Changes to “fair use” rules being considered by the European Commission would mean that customers with unlimited deals would face extra fees or be cut off once they have used a set amount of data, according to a draft proposal from the commission seen by the Financial Times.
Customers on some cheaper pre-paid deals would also not be able to access the full amount of their data allowance, according to officials.
The potential changes to fair use rules add to the discord surrounding attempts to allow mobile users to use their phones without restriction across the EU, which were hailed by former British prime minister David Cameron as one of the reasons to stay in the bloc.

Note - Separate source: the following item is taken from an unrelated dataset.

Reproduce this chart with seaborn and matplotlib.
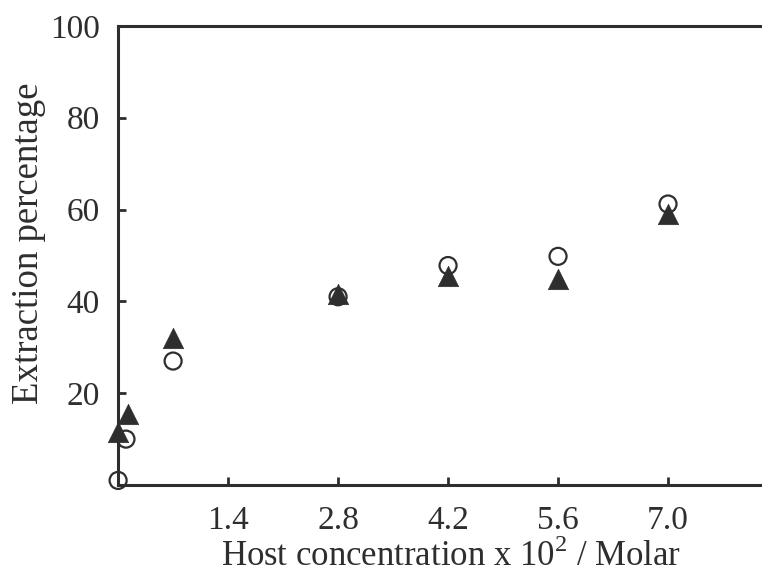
import matplotlib
matplotlib.use("Agg")
import matplotlib.pyplot as plt
import seaborn as sns
import pandas as pd

# DATA
conc_circle = [0.0, 0.1, 0.7, 2.8, 4.2, 5.6, 7.0]
pct_circle = [1.0, 10.0, 27.0, 41.0, 47.8, 49.8, 61.2]
conc_triangle = [0.0, 0.12, 0.7, 2.8, 4.2, 5.6, 7.0]
pct_triangle = [11.5, 15.5, 32.0, 41.5, 45.6, 44.8, 59.0]

x_ticks = [1.4, 2.8, 4.2, 5.6, 7.0]
x_ticklabels = ["1.4", "2.8", "4.2", "5.6", "7.0"]
y_ticks = [20, 40, 60, 80, 100]

df_c = pd.DataFrame({"conc": conc_circle, "pct": pct_circle})
df_t = pd.DataFrame({"conc": conc_triangle, "pct": pct_triangle})

# STYLE
sns.set_style("ticks")
plt.rcParams["font.family"] = ["Liberation Serif", "DejaVu Serif"]
plt.rcParams["mathtext.fontset"] = "custom"
plt.rcParams["mathtext.rm"] = "Liberation Serif"
ink = "#2e2e2e"

fig = plt.figure(figsize=(7.62, 5.74), dpi=100)
# axes run past the right edge of the figure, like the cropped scan
ax = fig.add_axes([0.155, 0.155, 0.866, 0.80])

sns.scatterplot(data=df_t, x="conc", y="pct", marker="^", s=215,
                color=ink, edgecolor=ink, linewidth=0.5, ax=ax, zorder=3,
                clip_on=False)
sns.scatterplot(data=df_c, x="conc", y="pct", marker="o", s=150,
                facecolor="none", edgecolor=ink, linewidth=1.6, ax=ax,
                zorder=4, clip_on=False)

ax.set_xlim(0, 8.4)
ax.set_ylim(0, 100)
ax.set_xticks(x_ticks)
ax.set_xticklabels(x_ticklabels)
ax.set_yticks(y_ticks)

ax.tick_params(direction="in", length=6, width=2, colors=ink, labelsize=24)
ax.tick_params(axis="x", pad=15)
ax.tick_params(axis="y", pad=13)
for sp in ax.spines.values():
    sp.set_linewidth(2.2)
    sp.set_color(ink)
ax.spines["right"].set_visible(False)

ax.set_xlabel("Host concentration x 10$^2$ / Molar", fontsize=25, color=ink)
ax.set_ylabel("Extraction percentage", fontsize=26.5, color=ink)
ax.xaxis.set_label_coords(0.505, -0.118)
ax.yaxis.set_label_coords(-0.11, 0.527)

fig.savefig("out.png", dpi=100)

National capitals are locked in a dispute over how much mobile phone companies can charge each other to roam across networks in different countries, with lobbying in particular from operators based in popular holiday destinations in southern Europe.
Some countries argue that telecoms operators should be able to charge €10 per gigabyte of data used on their network. Other countries, along with the European Parliament, suggest a lower fee of €4 per gigabyte.
Under the higher figure, a customer paying €20 per month for an unlimited data package would be able to use only 2 gigabytes abroad, for example, while the lower figure would allow 5 gigabytes, according to a separate draft plan being discussed.
Companies such as Spain’s Telefónica and Telecom Italia, which face an influx of tourists from northern Europe crowding their networks every summer, want to be able to charge other phone operators more.
“The bigger and the more southern you are, the more angry you are,”
said an industry executive. Until the EU started the process of banning the fees, roaming accounted for roughly 5 per cent of telecoms operator revenues.
Ministers from the EU’s 28 members will meet to agree a position on the new fees this week. A number of northern countries, such as Denmark, are unhappy with the proposals and argue that the fees should be lower.
Prices for mobile phone data vary massively across the EU, with customers in Finland paying 100 times less than those in Hungary. High usage fees would leave cheaper operators nursing losses when their customers roam abroad.
“There is a real risk that it could lead to higher retail prices domestically and ultimately that roaming services will be removed from many subscription packages,”
said Lars Christian Lilleholt, Danish minister for energy, utilities and climate.
The final figures will be settled at the end of the year, during negotiations between member states and the European Parliament.
An initial plan to allow consumers 90 days of roaming per year, which officials argue would have covered more than 99 per cent of EU citizens, was scrapped after a public backlash, leading the commission to come up with its current compromise.